Whilst one could argue that we are at (or near) the centre of this very uniform expansion it begs the question as to why Hubble's law should exist and why the universe appears isotropic to us, but wouldn't from a different position in the universe. The simplest explanation is that General Relativity applies (as we observe in a number of other cases) and we live in an expanding universe - this then means we do not need to occupy some privileged position in the universe (an erroneous assumption that has proved wrong every other time it has been made).
In such a universe, the redshift of distant galaxies is not caused by relative motion, but by the expansion of space. At high redshifts, these phenomena become distinct in that the relationship between "velocity" and redshift is different, for instance allowing "faster than light" (apparent) speeds.
So basically at present, expansion fits the facts (far) better and more simply than any of the alternatives.

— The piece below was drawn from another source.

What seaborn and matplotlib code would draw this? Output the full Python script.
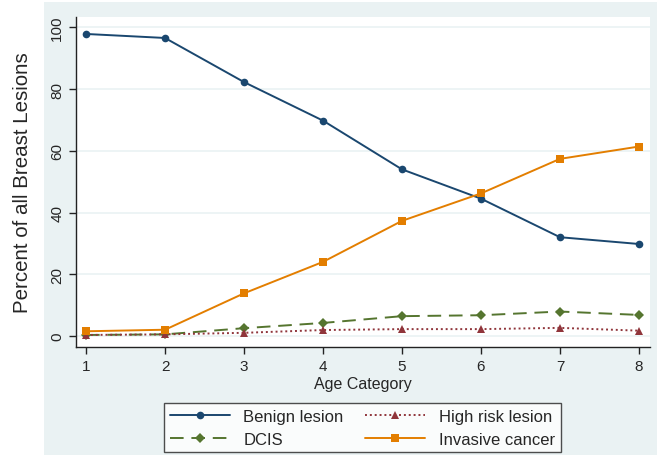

A further piece of indirect evidence comes from a careful analysis of the physical conditions of gas at high redshifts, illuminated by background quasars and subtle alterations to the cosmic microwave background (CMB) spectrum, caused by the Sunyaev-Zel'dovich effect, towards galaxy clusters at low redshifts. Both of these methods give the temperature of the CMB at those locations.
In the expanding universe model, the temperature should increase as $1+z$, where $z$ is the redshift. If one instead has a non-expanding universe, and explain the CMB as due to some expanding shell of material, then the average temperature wouldn't change for distant galaxies unless the shell gas has been uniformly cooling by an amount that just happens to agree with redshift of that galaxy.
Avgoustidis et al. (2015) review the evidence for the temperature evolution of the CMB and conclude that it agrees with an adiabatic expansion to better than 1%.
Direct evidence for the expansion is on the horizon though. In an expanding universe, the speed at which galaxies move away from us can change slowly with time (and with distance) by of order 10 cm/s per year, despite their being no force on them. This is known as the redshift drift. There are plans to measure this tiny effect with the European Extremely Large Telescope and the Square Kilometer Array over the course of a decade or so.
In particular, a paper by Bolejko et al. (2019), entitled "Direct detection of the cosmic expansion: the redshift drift and the flux drift", demonstrates how the effect can be used to measure the expansion directly and distinguish between various cosmologies.